Качалов мне показался маловыразительным, против чего демон почтения и славопочитания поднял такую бурю, что я сдался. Остальные тоже казались мне просто приглушенными, а не правдивыми. Исключение представляла Лилина, которая играла хромоножку удивительно и одна только походила на героиню Достоевского. Произвел на меня впечатление и Берсенев — Верховенский — младший. Не помню, кто играл Шатова, но самые страшные сцены спектакля вызвали у меня не ужас, а смущение. Вот и еще одно московское чудо зашаталось! Но через некоторое время, когда я проходил Камергерским переулком, у самых дверей театра остановил меня мальчик и предложил билет на «Вишневый сад». Несмотря на цену (три рубля), я купил билет. Место оказалось удивительным — в партере, как раз напротив прохода, в самом центре. И тут оба демона умолкли, душа у меня открылась, и я уверовал. Фирса еще играл Артем, а Епиходов был неожиданный — Чехов. Понравился он мне необыкновенно — так я увидел этого удивительного артиста впервые. Сцену со сломанным кием, когда он беспомощно бунтует, зная, что ничего из этого не выйдет, просто от отчаяния, провел он так, что я с удивлением подумал: «Так вот, значит, как можно играть?» Так я впервые в жизни увидел артиста лучшего из всех, каких я знал.
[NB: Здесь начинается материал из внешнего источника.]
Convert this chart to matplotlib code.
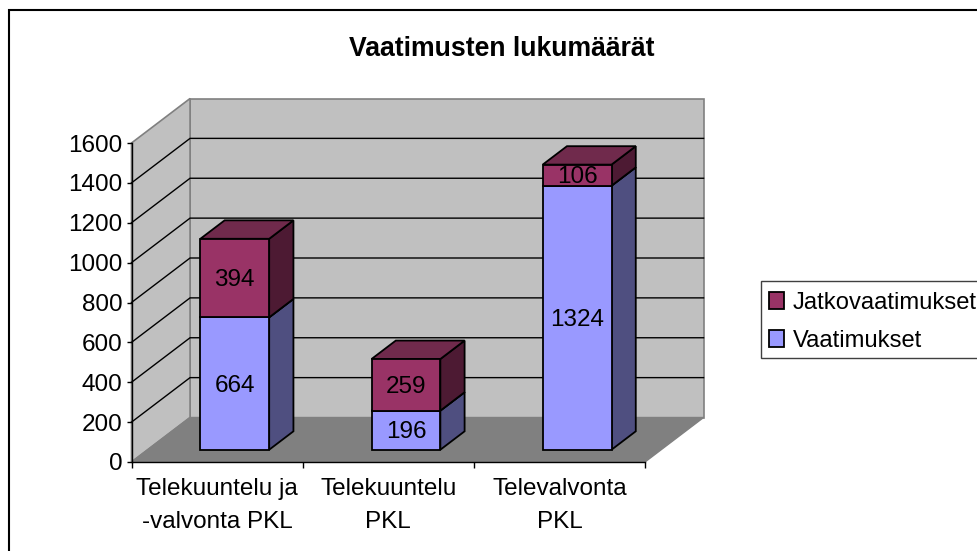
import matplotlib
matplotlib.use('agg')
import matplotlib.pyplot as plt
from matplotlib.patches import Polygon, Patch, Rectangle

plt.rcParams['font.family'] = ['Liberation Sans', 'DejaVu Sans']

categories = ["Telekuuntelu ja\n-valvonta PKL", "Telekuuntelu\nPKL", "Televalvonta\nPKL"]
vaatimukset = [664, 196, 1324]
jatkovaatimukset = [394, 259, 106]
yticks = [0, 200, 400, 600, 800, 1000, 1200, 1400, 1600]

W, H = 977, 551
size = 17.5

# colours: front, side, top
c_vaat = ("#9999FF", "#4F4F80", "#7070BB")
c_jatko = ("#993366", "#4D1A33", "#702A4C")

# depth offset of the oblique projection, in data units
DX = 58.5 / 171.0
DY = 44.5 / (319.0 / 1600.0)
bar_w = 0.402
bar_shift = 0.009
d0, d1 = 0.276, 0.69


def proj(x, v, d):
    return (x + d * DX, v + d * DY)


fig = plt.figure(figsize=(W / 100, H / 100), dpi=100)
ax = fig.add_axes([131.5 / W, 1 - 462 / H, 513.5 / W, 319 / H])
ax.set_xlim(0, 3)
ax.set_ylim(0, 1600)
ax.patch.set_visible(False)


def poly(pts, fc, ec, lw, z):
    ax.add_patch(Polygon(pts, closed=True, fc=fc, ec=ec, lw=lw, zorder=z, clip_on=False, joinstyle='miter'))


# walls and floor
poly([proj(0, 0, 1), proj(3, 0, 1), proj(3, 1600, 1), proj(0, 1600, 1)], "#C0C0C0", "#808080", 1.2, 1)
poly([proj(0, 0, 0), proj(0, 0, 1), proj(0, 1600, 1), proj(0, 1600, 0)], "#C0C0C0", "#808080", 1.2, 1)
poly([proj(0, 0, 0), proj(3, 0, 0), proj(3, 0, 1), proj(0, 0, 1)], "#808080", "#808080", 1.0, 1)

# gridlines on the walls
for v in yticks[1:-1]:
    a, b, c = proj(0, v, 0), proj(0, v, 1), proj(3, v, 1)
    ax.plot([a[0], b[0], c[0]], [a[1], b[1], c[1]], color="black", lw=1.0, zorder=2, clip_on=False, solid_joinstyle='miter')


def box(x, v0, v1, colours, z):
    l, r = x - bar_w / 2, x + bar_w / 2
    poly([proj(r, v0, d0), proj(r, v0, d1), proj(r, v1, d1), proj(r, v1, d0)], colours[1], "black", 1.3, z)
    poly([proj(l, v1, d0), proj(r, v1, d0), proj(r, v1, d1), proj(l, v1, d1)], colours[2], "black", 1.3, z)
    poly([proj(l, v0, d0), proj(r, v0, d0), proj(r, v1, d0), proj(l, v1, d0)], colours[0], "black", 1.3, z + 0.1)
    cx, cy = proj(x, (v0 + v1) / 2, d0)
    ax.annotate(str(int(v1 - v0)), (cx, cy), xytext=(0, -1.5), textcoords='offset points', ha='center', va='center',
                fontsize=size, color="black", zorder=z + 0.2, annotation_clip=False)


for i in range(len(categories)):
    x = i + 0.5 + bar_shift
    box(x, 0, vaatimukset[i], c_vaat, 3 + i)
    box(x, vaatimukset[i], vaatimukset[i] + jatkovaatimukset[i], c_jatko, 3.4 + i)

# axes
for s in ['top', 'right']:
    ax.spines[s].set_visible(False)
for s in ['left', 'bottom']:
    ax.spines[s].set_color("black")
    ax.spines[s].set_linewidth(1.0)
    ax.spines[s].set_zorder(2.5)
ax.set_yticks(yticks)
ax.set_xticks([0, 1, 2, 3])
ax.set_xticklabels([])
ax.set_xticks([0.5, 1.5, 2.5], labels=categories, minor=True)
ax.tick_params(axis='y', labelsize=size, length=3.5, width=1.0, pad=3)
ax.tick_params(axis='x', which='major', length=4, width=1.0)
ax.tick_params(axis='x', which='minor', length=0, labelsize=size, pad=11.5)
for t in ax.get_xticklabels(minor=True):
    t.set_linespacing(1.62)

fig.text(502 / W, 1 - 49 / H, "Vaatimusten lukumäärät", ha='center', va='center', fontsize=19.2, fontweight='bold')

# outer chart border, runs off the right and bottom edge
fig.add_artist(Rectangle((8.5 / W, -0.1), 1.2, 1.1 - 10 / H, fill=False, ec="black", lw=1.5, transform=fig.transFigure))

# legend frame, cut by the right edge like the chart border
fig.add_artist(Rectangle((761 / W, 1 - 357.5 / H), 0.3, 76.5 / H, fc="white", ec="#404040", lw=1.0, transform=fig.transFigure))

handles = [Patch(fc=c_jatko[0], ec="black", lw=1.3, label="Jatkovaatimukset"),
           Patch(fc=c_vaat[0], ec="black", lw=1.3, label="Vaatimukset")]
leg = fig.legend(handles=handles, loc='upper left', bbox_to_anchor=(769 / W, 1 - 292 / H), fontsize=17.1,
                 frameon=False, borderaxespad=0, borderpad=0,
                 handlelength=0.64, handleheight=0.72, handletextpad=0.36, labelspacing=0.68)

fig.savefig("out.png", dpi=100)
Смотрел я третьим спектаклем «Синюю птицу», которая понравилась, но меньше.
36
Открытое письмо М.Горького «О карамазовщине» было опубликовано в газете «Русское слово» (1913. 22 сентября. № 219). Автор письма, не принимавший творчества Ф.М.Достоевского, выступил против инсценировки МХТ «Братьев Карамазовых» (1910) и готовившейся инсценировки романа «Бесы» («Николай Ставрогин»), а также инсценировки романа «Идиот» в театре К.Н.Незлобина (премьера — 20 декабря 1912 г.). Горький утверждал, что акцентирование внимания общества на болезненных явлениях «национальной психики» не отвечает интересам «духовного оздоровления
37
В «Открытом письме Московского Художественного театра М.Горькому» говорилось: «Нам тяжело было узнать, что М.Горький в образах Достоевского не видит ничего, кроме садизма, истерии и эпилепсии, что весь интерес «Братьев Карамазовых» в Ваших глазах исчерпывается Федором Павловичем, а «Бесы» для Вас не что иное, как пасквиль временно-политического характера, и что великому богоискателю и глубочайшему художнику Достоевскому Вы предъявляете обвинение в растлении общества. Наша обязанность как корпорации художников — напомнить, что те самые запросы духа, в которых Вы видите лишь праздное красноречие, отвлекающее от живого дела, мы считаем основным назначением театра» (Рампа и жизнь. 1913. 29 сентября. № 39). Горький продолжил полемику в статье «Еще о “карамазовщине”» (Русское слово. 1913. 27 октября. № 248), в которой резко протестовал против проповеди «болезненных идей» Достоевского со сцены МХТ.